Por lei, as prefeituras fazem os cadastros, e a Caixa Econômica Federal verifica quem realmente está dentro do perfil exigido pelo programa.
Também em nota, o ex-secretário de habitação do Rio Jorge Bittar afirma que Bruno foi funcionário dedicado e correto e, por isso, hoje, faz parte da equipe de Bittar, que é deputado federal.

Já a Polícia Civil informa que a Delegacia de Defraudações vai convocar os envolvidos no caso para prestar depoimento. As denúncias dos moradores foram feitas em janeiro de 2013.


O secretário de Segurança Pública do Rio de Janeiro afirma que haverá uma nova operação no condomínio que já havia sido tomado pelas milícias em 2011. Mas ele diz que é preciso mais: “Vamos fazer outra operação lá? Vamos fazer, não tenha dúvida. 

Mas, se o transporte lá não melhorar, ou se as outras condições de luz, de entrega de gás também não acontecerem, alguém vai ocupar essa lacuna, a falha, e se locupletar com esse serviço que não está sendo feito de uma maneira bem feita”, avalia José Mariano Beltrame.



Na quinta-feira (3), o ministro das Cidades disse ao Fantástico que vai combater os desvios. “Não vamos tolerar ou admitir qualquer tipo de distorção do programa, seja ela através da milícia, do tráfico, da corrupção ou de qualquer uma outra situação que possa desvirtuar o objetivo do programa”, afirma Gilberto Occhi.
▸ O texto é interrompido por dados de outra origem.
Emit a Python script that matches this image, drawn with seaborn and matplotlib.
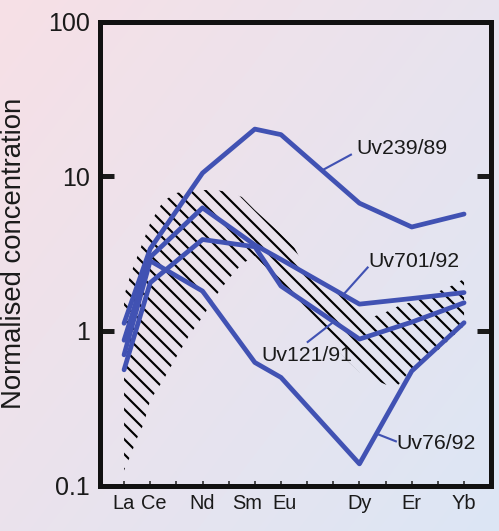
import numpy as np
import pandas as pd
import matplotlib
matplotlib.use("Agg")
import matplotlib.pyplot as plt
import matplotlib.transforms as mtransforms
import seaborn as sns

# Rare earth elements on the x axis (positioned by atomic number)
ree_symbols = ["La", "Ce", "Pr", "Nd", "Pm", "Sm", "Eu", "Gd", "Tb", "Dy", "Ho", "Er", "Tm", "Yb"]
ree_numbers = list(range(57, 71))
shown_labels = ["La", "Ce", "Nd", "Sm", "Eu", "Dy", "Er", "Yb"]

# Measured elements and normalised concentrations per sample
sample_elements = ["La", "Ce", "Nd", "Sm", "Eu", "Dy", "Er", "Yb"]
uv239_89 = [1.12, 3.4, 10.5, 20.2, 18.6, 6.7, 4.7, 5.7]
uv701_92 = [0.87, 3.0, 6.25, 3.6, 2.9, 1.49, 1.62, 1.77]
uv121_91 = [0.56, 2.05, 3.9, 3.5, 1.95, 0.885, 1.14, 1.52]
uv76_92 = [0.70, 2.84, 1.81, 0.625, 0.50, 0.138, 0.55, 1.13]
sample_names = ["Uv239/89", "Uv701/92", "Uv121/91", "Uv76/92"]

# Envelope of the reference field (hatched band)
band_z = [57, 57.25, 57.5, 57.75, 58, 58.5, 59, 59.5, 60, 60.5, 61, 61.5, 62, 62.5,
          63, 63.5, 64, 64.5, 65, 65.5, 66, 66.5, 67, 67.5, 68, 68.5, 69, 69.5, 70]
band_high = [1.68, 2.32, 3.01, 3.87, 4.99, 6.92, 7.80, 8.09, 8.15, 8.15, 7.91, 7.35, 6.05, 5.06,
             4.24, 3.49, 2.40, 2.13, 1.89, 1.66, 1.41, 1.23, 1.32, 1.45, 1.54, 1.66, 1.79, 1.95, 2.17]
band_low = [0.125, 0.157, 0.203, 0.250, 0.357, 0.481, 0.678, 0.94, 1.23, 1.68, 2.17, 2.71, 3.05, 2.48,
            1.89, 1.63, 1.32, 1.04, 0.81, 0.65, 0.54, 0.49, 0.45, 0.45, 0.57, 0.65, 0.75, 0.90, 1.08]

z_of = dict(zip(ree_symbols, ree_numbers))
series = {"Uv239/89": uv239_89, "Uv701/92": uv701_92,
          "Uv121/91": uv121_91, "Uv76/92": uv76_92}
df = pd.DataFrame([
    {"sample": name, "Z": z_of[el], "conc": v}
    for name in sample_names
    for el, v in zip(sample_elements, series[name])
])

sns.set_style("ticks")
plt.rcParams["font.family"] = ["Liberation Sans", "DejaVu Sans"]
plt.rcParams["hatch.linewidth"] = 1.7
plt.rcParams["hatch.color"] = "black"

DPI = 90
W, H = 499, 531
fig = plt.figure(figsize=(W / DPI, H / DPI), dpi=DPI)

# soft diagonal pink-to-blue backdrop
bg = fig.add_axes([0, 0, 1, 1], zorder=-10)
yy, xx = np.mgrid[0:1:H * 1j, 0:1:W * 1j]
t = np.clip(0.55 * xx + 0.45 * yy, 0, 1)[..., None]
c0 = np.array([247, 224, 230]) / 255
c1 = np.array([220, 230, 245]) / 255
bg.imshow(c0 + (c1 - c0) * t, aspect="auto", extent=[0, 1, 0, 1])
bg.set_axis_off()

left, right, top, bottom = 100, 491, 21.7, 485.5
ax = fig.add_axes([left / W, 1 - bottom / H, (right - left) / W, (bottom - top) / H])
ax.patch.set_alpha(0)

blue = "#4152b3"

# hatched field
ax.fill_between(band_z, band_low, band_high, facecolor="none", edgecolor="black",
                hatch="\\\\", linewidth=0, zorder=1)

sns.lineplot(data=df, x="Z", y="conc", units="sample", estimator=None, sort=False,
             color=blue, linewidth=3.8, ax=ax, zorder=3, legend=False)

ax.set_yscale("log")
ax.set_ylim(0.1, 100)
ax.set_xlim(56.08, 71.03)

ax.set_yticks([0.1, 1, 10, 100])
ax.set_yticklabels(["0.1", "1", "10", "100"])
ax.yaxis.set_minor_locator(matplotlib.ticker.NullLocator())
ax.set_xticks(ree_numbers)
ax.set_xticklabels([s if s in shown_labels else "" for s in ree_symbols])

ax.tick_params(axis="y", which="major", direction="in", length=11, width=4,
               left=True, right=True, labelsize=20, pad=8, colors="#1a1a1a")
ax.tick_params(axis="x", which="major", direction="in", length=4, width=1.2,
               labelsize=16, pad=7, colors="#1a1a1a")

# nudge crowded element labels apart
nudges_pt = {"Ce": 3.2, "Sm": -6.4, "Eu": 3.2}
for lab in ax.get_xticklabels():
    dx = nudges_pt.get(lab.get_text(), 0)
    if dx:
        lab.set_transform(lab.get_transform() +
                          mtransforms.ScaledTranslation(dx / 72, 0, fig.dpi_scale_trans))

for sp in ax.spines.values():
    sp.set_visible(True)
    sp.set_linewidth(4)
    sp.set_color("#111111")

ax.set_xlabel("")
ax.set_ylabel("Normalised concentration", fontsize=22, color="#1a1a1a")
ax.yaxis.set_label_coords(-0.187, 0.5)

# sample labels with leader lines
label_specs = [
    ("Uv239/89", (65.90, 15.2), "left", (65.71, 13.9), (64.56, 10.9)),
    ("Uv701/92", (66.34, 2.83), "left", (66.34, 2.60), (65.39, 1.72)),
    ("Uv121/91", (64.00, 0.698), "center", (63.99, 0.84), (64.97, 1.13)),
    ("Uv76/92", (67.43, 0.188), "left", (67.43, 0.192), (66.66, 0.216)),
]
for text, (tx, ty), ha, p0, p1 in label_specs:
    ax.plot([p0[0], p1[0]], [p0[1], p1[1]], color=blue, lw=1.7, zorder=3,
            solid_capstyle="butt")
    ax.text(tx, ty, text, ha=ha, va="center", fontsize=17, color="#1a1a1a", zorder=4)

fig.savefig("out.png", dpi=DPI)
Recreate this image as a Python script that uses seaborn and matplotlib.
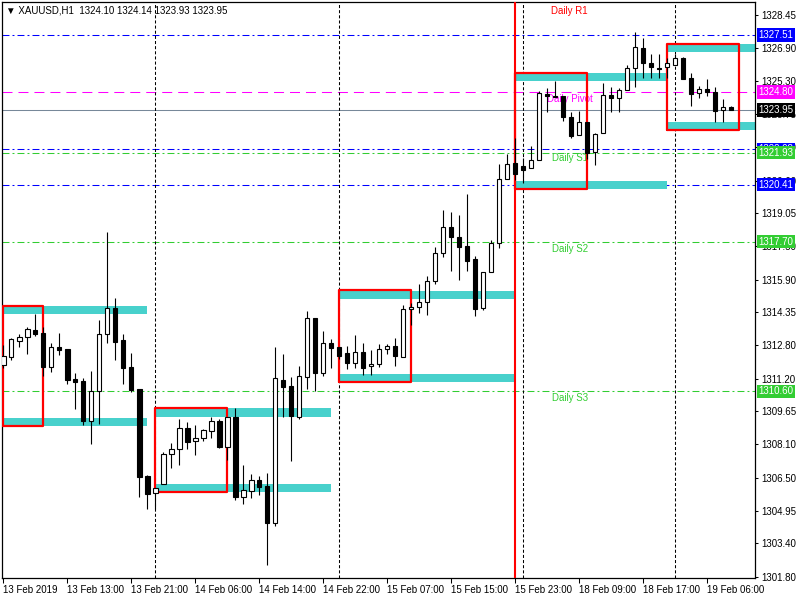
import numpy as np
import pandas as pd
import seaborn as sns
import matplotlib
matplotlib.use('Agg')
import matplotlib.pyplot as plt

# XAUUSD H1 candles (bar 0 = 13 Feb 2019)
opens = [1311.84, 1312.25, 1313.00, 1313.19, 1313.51, 1313.37, 1311.77, 1312.71, 1312.61, 1311.19,
         1311.09, 1309.20, 1310.60, 1313.31, 1314.54, 1313.02, 1311.76, 1310.71, 1306.59, 1305.80,
         1306.19, 1307.62, 1307.85, 1308.85, 1308.23, 1308.38, 1308.74, 1309.20, 1307.98, 1309.37,
         1305.61, 1305.89, 1306.38, 1306.11, 1304.37, 1311.14, 1310.86, 1309.40, 1311.30, 1314.07,
         1311.46, 1312.89, 1312.69, 1312.41, 1311.94, 1312.45, 1311.79, 1311.89, 1312.60, 1312.74,
         1312.22, 1314.49, 1314.59, 1314.82, 1315.82, 1317.15, 1318.38, 1317.91, 1317.49, 1316.86,
         1314.54, 1316.25, 1317.62, 1320.66, 1321.44, 1321.29, 1321.18, 1321.56, 1324.72, 1324.62,
         1324.61, 1323.60, 1322.74, 1323.36, 1321.95, 1322.84, 1324.66, 1324.50, 1324.88, 1325.92,
         1326.88, 1326.16, 1325.95, 1325.97, 1326.08, 1326.40, 1325.45, 1324.74, 1324.93, 1324.78,
         1323.93, 1324.10]
highs = [1312.80, 1313.12, 1313.31, 1313.65, 1314.27, 1313.64, 1312.89, 1313.37, 1312.61, 1311.46,
         1311.23, 1311.57, 1313.99, 1318.14, 1315.01, 1313.31, 1312.41, 1310.71, 1306.62, 1306.02,
         1307.71, 1308.15, 1309.29, 1309.15, 1309.01, 1308.83, 1309.37, 1309.29, 1309.37, 1309.80,
         1307.11, 1306.68, 1306.59, 1306.72, 1312.71, 1312.37, 1311.28, 1311.79, 1314.41, 1314.07,
         1313.48, 1313.07, 1312.72, 1312.75, 1313.27, 1312.88, 1312.56, 1312.85, 1312.85, 1313.13,
         1314.68, 1314.78, 1315.69, 1316.07, 1317.43, 1319.20, 1319.11, 1318.96, 1319.96, 1317.01,
         1316.25, 1317.78, 1321.37, 1321.84, 1322.60, 1321.65, 1322.24, 1324.85, 1324.97, 1325.32,
         1324.61, 1323.83, 1323.90, 1323.36, 1322.87, 1325.21, 1325.03, 1324.97, 1326.08, 1327.66,
         1327.37, 1326.60, 1326.60, 1326.40, 1326.59, 1326.47, 1325.68, 1325.10, 1325.41, 1325.05,
         1324.47, 1324.14]
lows = [1311.69, 1312.09, 1312.72, 1312.37, 1313.24, 1311.33, 1311.52, 1312.33, 1310.96, 1309.78,
        1309.01, 1308.11, 1309.07, 1312.91, 1312.09, 1310.96, 1310.59, 1305.61, 1305.04, 1305.04,
        1306.19, 1306.98, 1307.11, 1307.88, 1307.58, 1308.26, 1308.40, 1307.92, 1307.35, 1305.45,
        1305.27, 1305.56, 1305.70, 1302.37, 1304.22, 1309.40, 1307.30, 1309.31, 1310.71, 1310.62,
        1311.34, 1311.70, 1312.14, 1311.66, 1311.72, 1311.39, 1311.39, 1311.77, 1312.36, 1311.82,
        1312.22, 1313.75, 1314.33, 1314.24, 1315.68, 1316.99, 1316.32, 1315.90, 1316.32, 1314.19,
        1314.46, 1316.25, 1317.41, 1320.66, 1320.62, 1320.47, 1321.18, 1321.56, 1323.83, 1324.55,
        1323.44, 1322.62, 1322.74, 1321.60, 1321.34, 1322.84, 1323.86, 1323.83, 1324.88, 1325.05,
        1325.45, 1325.45, 1325.45, 1325.46, 1326.08, 1325.40, 1324.15, 1324.53, 1324.62, 1323.39,
        1323.36, 1323.93]
closes = [1312.28, 1313.08, 1313.18, 1313.54, 1313.32, 1311.77, 1312.69, 1312.56, 1311.15, 1311.05,
          1309.20, 1310.60, 1313.31, 1314.54, 1312.96, 1311.72, 1310.67, 1306.55, 1305.73, 1306.02,
          1307.62, 1307.87, 1308.85, 1308.21, 1308.38, 1308.77, 1309.20, 1307.96, 1309.37, 1305.61,
          1305.91, 1306.38, 1306.08, 1304.37, 1311.22, 1310.82, 1309.45, 1311.32, 1314.07, 1311.46,
          1312.88, 1312.67, 1312.29, 1311.94, 1312.45, 1311.72, 1311.90, 1312.60, 1312.74, 1312.29,
          1314.49, 1314.59, 1314.82, 1315.82, 1317.16, 1318.38, 1317.91, 1317.43, 1316.80, 1314.52,
          1316.25, 1317.62, 1320.66, 1321.37, 1320.92, 1321.11, 1321.56, 1324.74, 1324.59, 1324.55,
          1323.60, 1322.72, 1323.36, 1321.92, 1322.82, 1324.66, 1324.50, 1324.88, 1325.92, 1326.92,
          1326.19, 1325.97, 1325.90, 1326.16, 1326.40, 1325.40, 1324.69, 1324.93, 1324.81, 1323.91,
          1324.09, 1323.95]

# time axis labels (every 8 bars)
time_ticks = [0, 8, 16, 24, 32, 40, 48, 56, 64, 72, 80, 88]
time_labels = ['13 Feb 2019', '13 Feb 13:00', '13 Feb 21:00', '14 Feb 06:00', '14 Feb 14:00',
               '14 Feb 22:00', '15 Feb 07:00', '15 Feb 15:00', '15 Feb 23:00', '18 Feb 09:00',
               '18 Feb 17:00', '19 Feb 06:00']
price_ticks = [1328.45, 1326.90, 1325.30, 1323.75, 1322.20, 1320.60, 1319.05, 1317.50, 1315.90,
               1314.35, 1312.80, 1311.20, 1309.65, 1308.10, 1306.50, 1304.95, 1303.40, 1301.80]

# day separators and pivot start
day_bars = [19, 42, 65, 84]
pivot_bar = 64

# cyan zones
zone_start = [0, 0, 19, 19, 42, 42, 64, 64, 83, 83]
zone_end = [18, 18, 41, 41, 64, 64, 83, 83, 95, 95]
zone_top = [1314.65, 1309.34, 1309.82, 1306.21, 1315.36, 1311.43, 1325.70, 1320.58, 1327.07, 1323.38]
zone_bot = [1314.27, 1308.96, 1309.39, 1305.83, 1314.98, 1311.05, 1325.32, 1320.20, 1326.70, 1323.00]

# red session boxes
box_start = [0, 19, 42, 64, 83]
box_end = [5, 28, 51, 73, 92]
box_high = [1314.65, 1309.82, 1315.40, 1325.70, 1327.07]
box_low = [1308.96, 1305.83, 1311.05, 1320.20, 1323.00]

# horizontal levels
level_price = [1327.51, 1324.80, 1323.95, 1322.08, 1321.93, 1320.41, 1317.70, 1310.60]
level_color = ['#0000FF', '#FF00FF', '#778899', '#0000FF', '#32CD32', '#0000FF', '#32CD32', '#32CD32']
level_box = ['#0000FF', '#FF00FF', '#000000', '#0000FF', '#32CD32', '#0000FF', '#32CD32', '#32CD32']
level_kind = ['dashdot', 'dash', 'solid', 'dashdot', 'dashdot', 'dashdot', 'dashdot', 'dashdot']

pivot_names = ['Daily R1', 'Daily Pivot', 'Daily S1', 'Daily S2', 'Daily S3']
pivot_text_y = [1328.66, 1324.47, 1321.67, 1317.35, 1310.29]
pivot_colors = ['#FF0000', '#FF00FF', '#32CD32', '#32CD32', '#32CD32']

df = pd.DataFrame({'open': opens, 'high': highs, 'low': lows, 'close': closes})
df['bar'] = np.arange(len(df))

sns.set_style('white')
plt.rcParams['font.family'] = ['Liberation Sans', 'DejaVu Sans']
plt.rcParams['lines.scale_dashes'] = False

fig = plt.figure(figsize=(8, 6), dpi=100)
ax = fig.add_axes([2 / 800, 22 / 600, 753 / 800, 576 / 600])

styles = {'dashdot': (0, (5.0, 2.2, 1.4, 2.2)), 'dash': (0, (7.2, 4.3)), 'solid': '-'}
for p, c, k in zip(level_price, level_color, level_kind):
    ax.axhline(p, color=c, lw=0.75, linestyle=styles[k], zorder=1)

for b in day_bars:
    ax.axvline(b, color='black', lw=0.75, linestyle=(0, (2.2, 1.5)), zorder=1.5)
ax.axvline(pivot_bar, color='#FF0000', lw=1.5, zorder=3)

for x0, x1, lo, hi in zip(zone_start, zone_end, zone_bot, zone_top):
    ax.fill_between([x0, x1], lo, hi, color='#48D1CC', lw=0, zorder=2)

for name, y, c in zip(pivot_names, pivot_text_y, pivot_colors):
    ax.text(70.8, y, name, color=c, fontsize=7, ha='center', va='center', zorder=2.5)

for x0, x1, lo, hi in zip(box_start, box_end, box_low, box_high):
    ax.plot([x0, x1, x1, x0, x0], [lo, lo, hi, hi, lo], color='#FF0000', lw=1.6, zorder=3)

# candles
ax.vlines(df['bar'], df['low'], df['high'], color='black', lw=0.8, zorder=5)
up = df['close'] >= df['open']
body_bottom = np.minimum(df['open'], df['close'])
body_height = np.abs(df['close'] - df['open'])
ax.bar(df['bar'], body_height, bottom=body_bottom, width=0.55,
       color=np.where(up, 'white', 'black'), edgecolor='black', linewidth=0.8, zorder=6)

ax.set_xlim(-0.1625, 93.9625)
ax.set_ylim(1301.75, 1329.07)

ax.yaxis.tick_right()
ax.set_yticks(price_ticks, labels=[f'{p:.2f}' for p in price_ticks])
ax.set_xticks(time_ticks, labels=time_labels, ha='left')
ax.tick_params(axis='y', right=True, left=False, direction='out', length=2.5, width=0.75,
               pad=2, labelsize=7, colors='black')
ax.tick_params(axis='x', bottom=True, direction='out', length=3.6, width=0.75,
               pad=1.5, labelsize=7, colors='black')
for s in ax.spines.values():
    s.set_visible(True)
    s.set_color('black')
    s.set_linewidth(0.9)

# price labels on the right scale
for p, c in zip(level_price, level_box):
    ax.annotate(f'{p:.2f}', xy=(1.0, p), xycoords=('axes fraction', 'data'),
                xytext=(2.6, 0), textcoords='offset points', ha='left', va='center',
                fontsize=7, color='white', annotation_clip=False, zorder=10,
                bbox=dict(boxstyle='square,pad=0.18', fc=c, ec='none'))

ax.text(0.005, 0.985, '\u25bc XAUUSD,H1  1324.10 1324.14 1323.93 1323.95', transform=ax.transAxes,
        fontsize=7, ha='left', va='center', color='black', zorder=11)

fig.savefig('out.png', dpi=100)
Vinte e quatro horas depois que o Fantástico entrevistou em Brasília o ministro das Cidades, ele convocou, para Secretaria de Segurança Pública do Rio de Janeiro, um encontro com representantes da Caixa Econômica Federal, da Polícia Federal e da Polícia Civil.

Segundo ele, nesta semana haverá uma reunião para tratar das invasões da milícia. “Nela será assinada uma portaria interministerial convidando outros órgãos, as prefeituras, as polícias locais, começando pelo Rio de Janeiro, para que a gente possa efetivamente dar esse trabalho e dar essa resposta e essa satisfação à sociedade”, diz.

Fantástico: Você pensa em recomeçar de que maneira?

Vítima: Bem, em uma área que não tenha miliciano, uma área segura que eu tenha a certeza absolutamente que não tenha ninguém envolvido com eles, para poder começar tudo de novo.

 Pelo jeito a fraude começa mesmo na SEDHAB.




O Ministério Público do DF e Territórios (MPDFT) vai instaurar um inquérito civil público para investigar se o secretário adjunto de Habitação, Rafael Carlos de Oliveira, usou o cargo para beneficiar a Associação Pró-Morar do Movimento Vida de Samambaia (AMMVS).

A entidade é conveniada com a União e com o GDF para representar 203 entidades habitacionais na 4ª Etapa do Riacho Fundo 2, empreendimento que conta com construções financiadas pela Caixa Econômica Federal por meio do Programa Minha Casa, Minha Vida. A irmã dele, Daniela Kely Oliveira, aparecia como diretora executiva da associação até maio de 2011.

Se ficar comprovada alguma irregularidade, Oliveira poderá responder por improbidade administrativa. Chama a atenção que, em janeiro do mesmo ano, ele havia assumido a pasta como secretário adjunto.


Oficialmente, Daniela não tem cargo na diretoria da entidade, mas presta serviços como “consultora”. Presidentes de cooperativas e filiados ouvidos pelo Correio afirmam que ela é responsável por fazer o endereçamento das casas a serem entregues no Riacho Fundo 2. ...

O caso é analisado pela Promotoria de Tutela de Fundações e Entidades de Interesse Social (Pifeis) e pela 4ª Promotoria de Defesa do Patrimônio Público e Social (Promodep). Segundo a promotora de Justiça da Pifeis, Cátia Vergara, o fato de o secretário adjunto de Habitação ter atuado na Sedhab durante cinco meses com a irmã à frente da AMMVS implica conflito de interesses.


“Nesse caso, alguém pode ter se beneficiado de algum modo e configurar violação do princípio da impessoalidade. Não pode haver promiscuidade entre o agente público e o privado. É inadmissível”, afirmou.

Em entrevista na última terça-feira, Oliveira se defendeu da acusação, também alvo de análise no Tribunal de Contas do DF (TCDF), da Secretaria de Patrimônio da União (SPU), da Corregedoria-Geral da União (CGU) e da Secretaria de Transparência e Controle do DF.


Ele destacou que a AMMVS firmou contrato com a União cinco anos antes de ele ser nomeado secretário adjunto da Sedhab. Acrescentou que não exerce influência sobre processos de habilitação conduzidos pela empresa pública ou eventuais favorecimentos à entidade.